The fifth novel by one of Britain’s best-selling horror writers (but hardly ‘Britain’s youngest author in the genre’).

This latest sees Clark turning to Bram Stoker, Nosferatu and the like for the sourcing of his latest post-modern horror. Clark’s remixed plenty of stock SF concepts in previous novels, so it’s time for some more horror clichés. It’s a small-scale disaster this time, with the carnage confined to Leppington, a small town on the Yorkshire moors. You won’t be surprised to learn that it’s near Whitby. The place is evoked in grim fashion: in Industrial Revolution days it was virtually one big slaughterhouse.
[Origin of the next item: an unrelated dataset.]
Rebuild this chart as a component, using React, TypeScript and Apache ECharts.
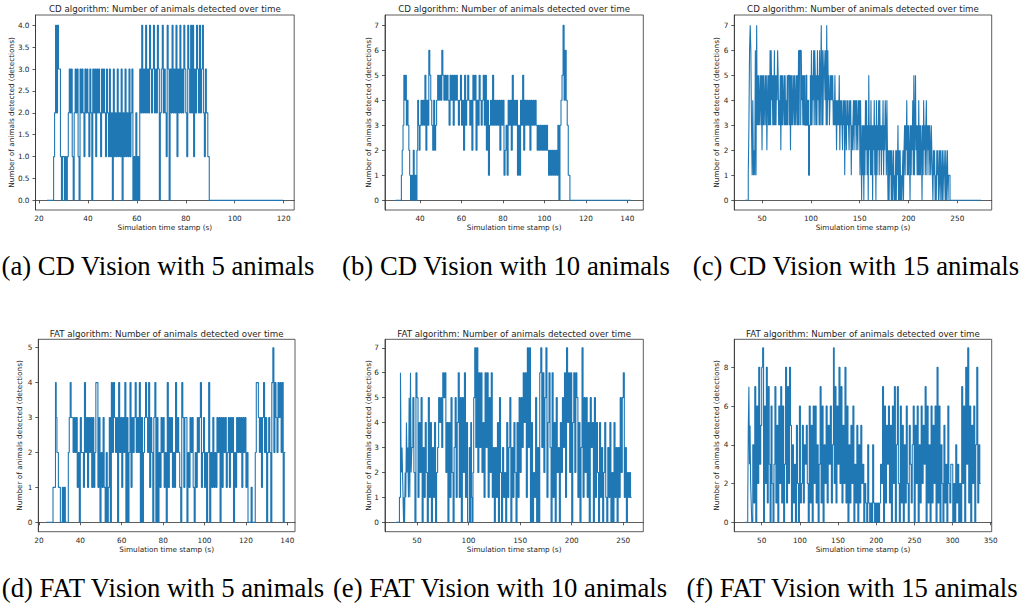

Then there are the local legends: ancient gravestones show ‘swordsmen fighting, riding or even mating with she-monsters’, and there’s the whip-wielding 7th century nun who beheaded the local snakes, in whose day the place was infested with blood-drinking demons. And so on. When Bernice Mochardi and David Leppington arrive it gets going.

The horror’s generally of the sort that leaves me feeling bloated and queasy. Bloody, and full of accomplished characterisation and history; this is the north of England all right. One might point out the debt Clark owes Ramsey Campbell. If that’s a flaw, the only other is another it shares with Clark’s other novels (and many of Campbell’s): it’s a bit too long; a bit more tightness would have been welcome. Like those other books, it could do with a bit more editing, and like those other books, it would make a great British horror movie.